Classification of item: Item on a social network profile are classified according two orthogonal dimensions.

  • First classification: Is based on whether they are single value (gender) or multiple value (hobbies) items;
  • Second classification: Is related to whether they contain multiple sub-fields (education contains degree, school, type etc.) or not.

Single value similarity for a defined attribute is computed as follows:

  • Is 1 if U’s item value is equal to X’s item value

  • Otherwise we count the number of U’s friends with U’s as RIU value and the number of U’s friends with X’s value as RIX;

  • If RIU or RIX are zero the single value is not computed.
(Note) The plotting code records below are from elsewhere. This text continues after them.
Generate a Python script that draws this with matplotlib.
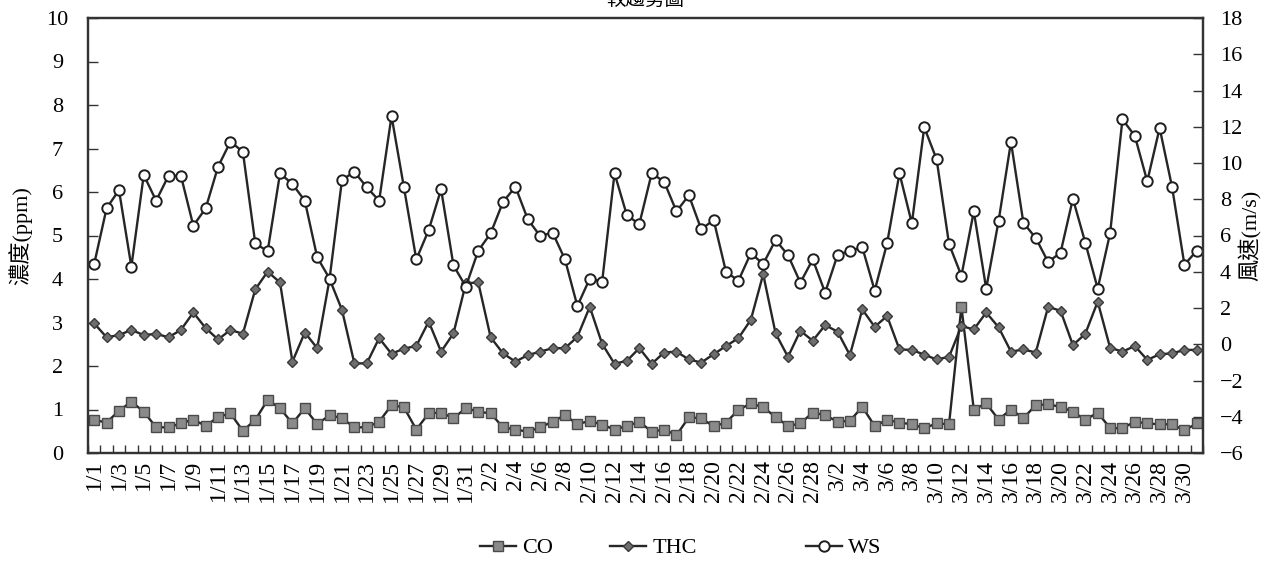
import matplotlib
matplotlib.use("Agg")
import matplotlib.pyplot as plt
import numpy as np
import pandas as pd

plt.rcParams['font.family'] = ['Liberation Serif', 'Noto Sans CJK TC', 'DejaVu Sans']

dates = [f"{d.month}/{d.day}" for d in pd.date_range("2023-01-01", "2023-03-31")]

co = [0.76, 0.70, 0.97, 1.18, 0.95, 0.59, 0.59, 0.68, 0.77, 0.62,
      0.83, 0.91, 0.51, 0.76, 1.22, 1.03, 0.68, 1.03, 0.66, 0.87,
      0.80, 0.59, 0.59, 0.72, 1.10, 1.05, 0.54, 0.91, 0.93, 0.80,
      1.03, 0.95, 0.91, 0.59, 0.54, 0.49, 0.59, 0.72, 0.87, 0.66,
      0.74, 0.65, 0.54, 0.62, 0.72, 0.49, 0.54, 0.41, 0.82, 0.80,
      0.61, 0.70, 0.99, 1.14, 1.05, 0.83, 0.62, 0.68, 0.93, 0.87,
      0.72, 0.74, 1.06, 0.62, 0.76, 0.70, 0.66, 0.57, 0.68, 0.66,
      3.36, 1.00, 1.14, 0.77, 1.00, 0.80, 1.10, 1.12, 1.06, 0.95,
      0.76, 0.93, 0.57, 0.57, 0.72, 0.68, 0.66, 0.66, 0.52, 0.68]

thc = [2.98, 2.66, 2.71, 2.83, 2.71, 2.74, 2.66, 2.83, 3.23, 2.87,
       2.61, 2.83, 2.74, 3.76, 4.17, 3.92, 2.10, 2.77, 2.41, 4.00,
       3.29, 2.06, 2.06, 2.64, 2.28, 2.40, 2.46, 3.02, 2.33, 2.75,
       3.90, 3.92, 2.66, 2.29, 2.10, 2.25, 2.33, 2.41, 2.41, 2.67,
       3.36, 2.51, 2.05, 2.12, 2.41, 2.05, 2.31, 2.33, 2.15, 2.08,
       2.27, 2.46, 2.64, 3.06, 4.11, 2.75, 2.21, 2.81, 2.58, 2.94,
       2.79, 2.25, 3.30, 2.90, 3.15, 2.38, 2.37, 2.26, 2.15, 2.21,
       2.92, 2.84, 3.23, 2.89, 2.33, 2.38, 2.31, 3.36, 3.27, 2.48,
       2.74, 3.48, 2.42, 2.33, 2.46, 2.14, 2.27, 2.29, 2.37, 2.37]

ws = [4.43, 7.50, 8.51, 4.28, 9.34, 7.92, 9.30, 9.30, 6.54, 7.50,
      9.80, 11.18, 10.62, 5.57, 5.13, 9.43, 8.84, 7.92, 4.80, 3.62,
      9.06, 9.52, 8.66, 7.92, 12.59, 8.66, 4.68, 6.30, 8.55, 4.35,
      3.18, 5.16, 6.12, 7.85, 8.69, 6.89, 5.97, 6.16, 4.68, 2.11,
      3.62, 3.45, 9.43, 7.11, 6.63, 9.43, 8.97, 7.33, 8.22, 6.34,
      6.86, 3.99, 3.51, 5.02, 4.43, 5.75, 4.92, 3.40, 4.68, 2.85,
      4.92, 5.16, 5.35, 2.96, 5.57, 9.43, 6.67, 11.97, 10.20, 5.53,
      3.78, 7.33, 3.07, 6.80, 11.16, 6.71, 5.86, 4.54, 5.05, 8.03,
      5.60, 3.07, 6.12, 12.41, 11.49, 8.99, 11.93, 8.69, 4.39, 5.16]

left_ticks = list(range(0, 11))
right_ticks = list(range(-6, 19, 2))

W, H = 1271, 571
fig = plt.figure(figsize=(W / 100, H / 100), dpi=100)
ax = fig.add_axes([88 / W, 1 - 453 / H, (1203 - 88) / W, (453 - 18) / H])
ax2 = ax.twinx()

x = np.arange(len(dates))
line_col = '#262626'
l1, = ax.plot(x, co, color=line_col, lw=1.7, marker='s', ms=6.5,
              mfc='#8a8a8a', mec='#4a4a4a', mew=1.0, label='CO')
l2, = ax.plot(x, thc, color=line_col, lw=1.7, marker='D', ms=5.5,
              mfc='#6e6e6e', mec='#3a3a3a', mew=1.0, label='THC')
l3, = ax2.plot(x, ws, color=line_col, lw=1.7, marker='o', ms=7.5,
               mfc='white', mec='#1e1e1e', mew=1.4, label='WS')

ax.set_xlim(-0.5, len(dates) - 0.5)
ax.set_ylim(0, 10)
ax2.set_ylim(-6, 18)
ax.set_yticks(left_ticks)
ax2.set_yticks(right_ticks)

ax.set_xticks(np.arange(len(dates) + 1) - 0.5, minor=False)
ax.set_xticklabels([])
ax.set_xticks(x[::2], minor=True)
ax.set_xticklabels(dates[::2], minor=True, rotation=90, fontsize=17)
ax.tick_params(axis='x', which='major', direction='in', length=6, width=1, color='#333333')
ax.tick_params(axis='x', which='minor', length=0, pad=5)
ax.tick_params(axis='y', direction='in', length=7, width=1, labelsize=16, pad=22, color='#333333')
ax2.tick_params(axis='y', direction='in', length=7, width=1, labelsize=16, pad=12, color='#333333')
for lab in ax.get_yticklabels():
    lab.set_horizontalalignment('center')

for a in (ax, ax2):
    for s in a.spines.values():
        s.set_color('#333333')
        s.set_linewidth(1.6)

ax.set_ylabel('濃度(ppm)', fontsize=16)
ax.yaxis.set_label_coords(-0.050, 0.5)
ax2.set_ylabel('風速(m/s)', fontsize=16, rotation=90)
ax2.yaxis.set_label_coords(1.032, 0.5)

fig.text(645 / W, 1.0, '較趨勢圖', ha='center', va='center', fontsize=14)

for h, lab, xs in [(l1, 'CO', 480), (l2, 'THC', 610), (l3, 'WS', 806)]:
    fig.legend([h], [lab], loc='center left', bbox_to_anchor=(xs / W, 1 - 548 / H),
               frameon=False, fontsize=16, handlelength=1.6, handletextpad=0.3,
               borderpad=0, borderaxespad=0)

fig.savefig('out.png', dpi=100)
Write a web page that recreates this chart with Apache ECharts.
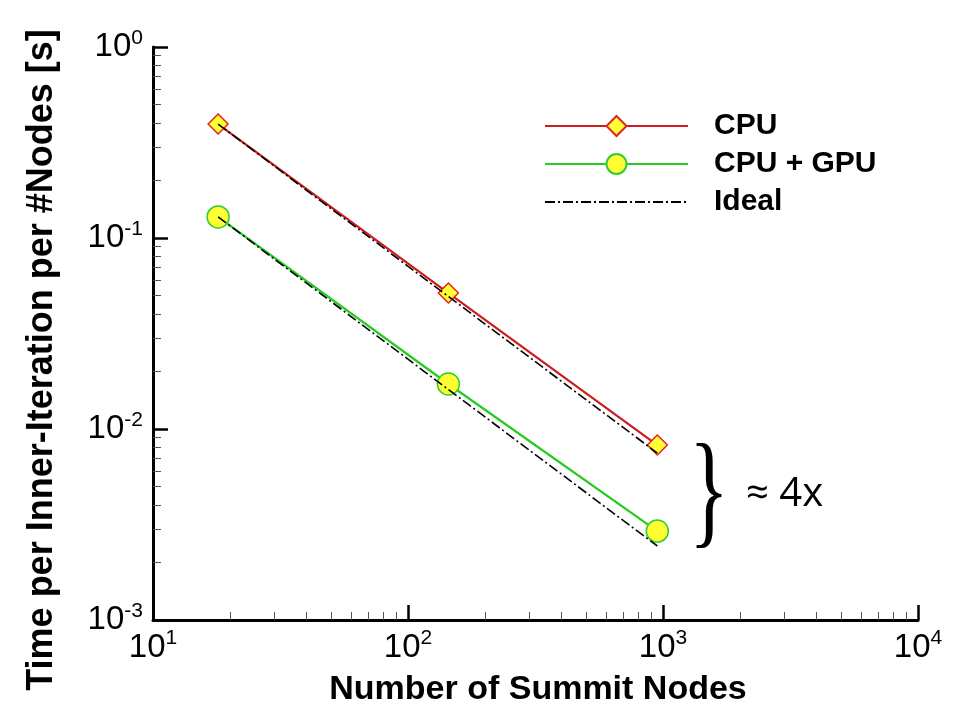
<!DOCTYPE html>
<html><head><meta charset="utf-8">
<script src="https://cdn.jsdelivr.net/npm/echarts@6/dist/echarts.min.js"></script>
<style>html,body{margin:0;padding:0;background:#fff}#c{width:968px;height:716px}</style>
</head><body><div id="c"></div>
<script>
// Data
const nodes = [18, 144, 950];
const cpuTime = [0.395, 0.0515, 0.00824];
const gpuTime = [0.129, 0.0172, 0.00292];
const idealCpu = [0.395, 0.0494, 0.00748];
const idealGpu = [0.129, 0.0161, 0.00244];
const xMajorTicks = [10, 100, 1000, 10000];
const xMinorTicks = [20, 30, 40, 50, 60, 70, 80, 90, 200, 300, 400, 500, 600, 700, 800, 900, 2000, 3000, 4000, 5000, 6000, 7000, 8000, 9000];
const yMajorTicks = [0.001, 0.01, 0.1, 1];
const yMinorTicks = [0.002, 0.003, 0.004, 0.005, 0.006, 0.007, 0.008, 0.009, 0.02, 0.03, 0.04, 0.05, 0.06, 0.07, 0.08, 0.09, 0.2, 0.3, 0.4, 0.5, 0.6, 0.7, 0.8, 0.9];
const seriesNames = ['CPU', 'CPU + GPU', 'Ideal'];
const xTitle = 'Number of Summit Nodes';
const yTitle = 'Time per Inner-Iteration per #Nodes [s]';

const FONT = 'Liberation Sans';
const pairs = (xs, ys) => xs.map((x, i) => [x, ys[i]]);
const powLabel = v => '{b|10}{s|' + Math.round(Math.log10(v)) + '}';
const richLbl = {
  b: { fontSize: 33, fontFamily: FONT, color: '#000' },
  s: { fontSize: 21, fontFamily: FONT, color: '#000', padding: [0, 0, 18, 0] }
};

const chart = echarts.init(document.getElementById('c'), null, { renderer: 'canvas' });
const ideal = (d) => ({
  name: seriesNames[2], type: 'line', data: pairs(nodes, d), symbol: 'none', z: 5,
  lineStyle: { color: '#000', width: 1.6, type: [10, 3, 2, 3] }, itemStyle: { color: 'rgba(0,0,0,0)' }
});
chart.setOption({
  animation: false,
  backgroundColor: '#fff',
  grid: { left: 153, right: 50, top: 47, bottom: 96, containLabel: false, outerBoundsMode: 'none' },
  xAxis: [{
    type: 'log', logBase: 10, min: 10, max: 10000, position: 'bottom',
    axisLine: { lineStyle: { color: '#000', width: 3 } },
    axisTick: { inside: true, length: 15, lineStyle: { color: '#000', width: 2.5 }, customValues: xMajorTicks },
    axisLabel: { customValues: xMajorTicks, formatter: powLabel, rich: richLbl, margin: 8 },
    splitLine: { show: false }, minorTick: { show: false }
  }, {
    type: 'log', logBase: 10, min: 10, max: 10000, position: 'bottom',
    axisLine: { show: false },
    axisTick: { inside: true, length: 8, lineStyle: { color: '#555', width: 1 }, customValues: xMinorTicks },
    axisLabel: { show: false }, splitLine: { show: false }
  }],
  yAxis: [{
    type: 'log', logBase: 10, min: 0.001, max: 1, position: 'left',
    axisLine: { lineStyle: { color: '#000', width: 3 } },
    axisTick: { inside: true, length: 15, lineStyle: { color: '#000', width: 2.5 }, customValues: yMajorTicks },
    axisLabel: { customValues: yMajorTicks, formatter: powLabel, rich: richLbl, margin: 10 },
    splitLine: { show: false }, minorTick: { show: false }
  }, {
    type: 'log', logBase: 10, min: 0.001, max: 1, position: 'left',
    axisLine: { show: false },
    axisTick: { inside: true, length: 8, lineStyle: { color: '#555', width: 1 }, customValues: yMinorTicks },
    axisLabel: { show: false }, splitLine: { show: false }
  }],
  legend: {
    orient: 'vertical', left: 539, top: 106, itemWidth: 143, itemHeight: 25, itemGap: 8,
    data: seriesNames,
    textStyle: { fontFamily: FONT, fontWeight: 'bold', fontSize: 30, color: '#000', padding: [0, 0, 0, 21] }
  },
  series: [
    {
      name: seriesNames[0], type: 'line', data: pairs(nodes, cpuTime), symbol: 'diamond', symbolSize: 20, z: 3,
      lineStyle: { color: '#cc1c1c', width: 2.2 },
      itemStyle: { color: '#ffff33', borderColor: '#e02424', borderWidth: 1.5 }
    },
    {
      name: seriesNames[1], type: 'line', data: pairs(nodes, gpuTime), symbol: 'circle', symbolSize: 22, z: 3,
      lineStyle: { color: '#22cc22', width: 2.2 },
      itemStyle: { color: '#ffff33', borderColor: '#33cc33', borderWidth: 1.5 }
    },
    ideal(idealCpu),
    ideal(idealGpu)
  ],
  graphic: [
    { type: 'text', x: 42, y: 360, rotation: Math.PI / 2,
      style: { text: yTitle, fontFamily: FONT, fontWeight: 'bold', fontSize: 36, fill: '#000', align: 'center', verticalAlign: 'middle' } },
    { type: 'text', x: 538, y: 690,
      style: { text: xTitle, fontFamily: FONT, fontWeight: 'bold', fontSize: 34, fill: '#000', align: 'center', verticalAlign: 'middle' } },
    { type: 'text', x: 709, y: 497, scaleX: 0.65,
      style: { text: '}', fontFamily: 'Liberation Serif', fontSize: 128, fill: '#000', align: 'center', verticalAlign: 'middle' } },
    { type: 'text', x: 746, y: 495,
      style: { text: '≈ 4x', fontFamily: 'Open Sans', fontSize: 40, fill: '#000', align: 'left', verticalAlign: 'middle' } }
  ]
});
</script></body></html>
Otherwise we compute A and B and return a non-zero value.

Multiple value similarity for a defined attribute is computed as follows:

  • For each item value h in U’s item we call the SimItem method that return the max OF between h and each value k in X’s item.

  • These SimItem values are aggregate together then returns the itemSimilarity.

Multiple sub-fields similarity: for a defined attribute is computed as follows:

  • For each field in U’s item:

    • If the field value is a single value item we compute the single value similarity;

    • If the field value is a multiple value we compute the multiple value similarity;

    • If the field value is a multiple sub-fields value we recomputed the multiple sub-filed similarity;

  • Then we aggregate each value returned and return a non-zero value.

Profile similarity:

To compute the profile similarity between U and X profile for each item in U’s profile we compute the similarity and compute the weighted average with an importance for each value.


Fig.2: Example of similarity among two user’s.

Attribute —-> similarity of this attribute.

Number : this is the total value of the similarity.

(we used random weight for attributes)


Fig.3: the graph with 1000 users for 1 refererrer (usign plot() method)

These profile similarity are done with random importance (weight).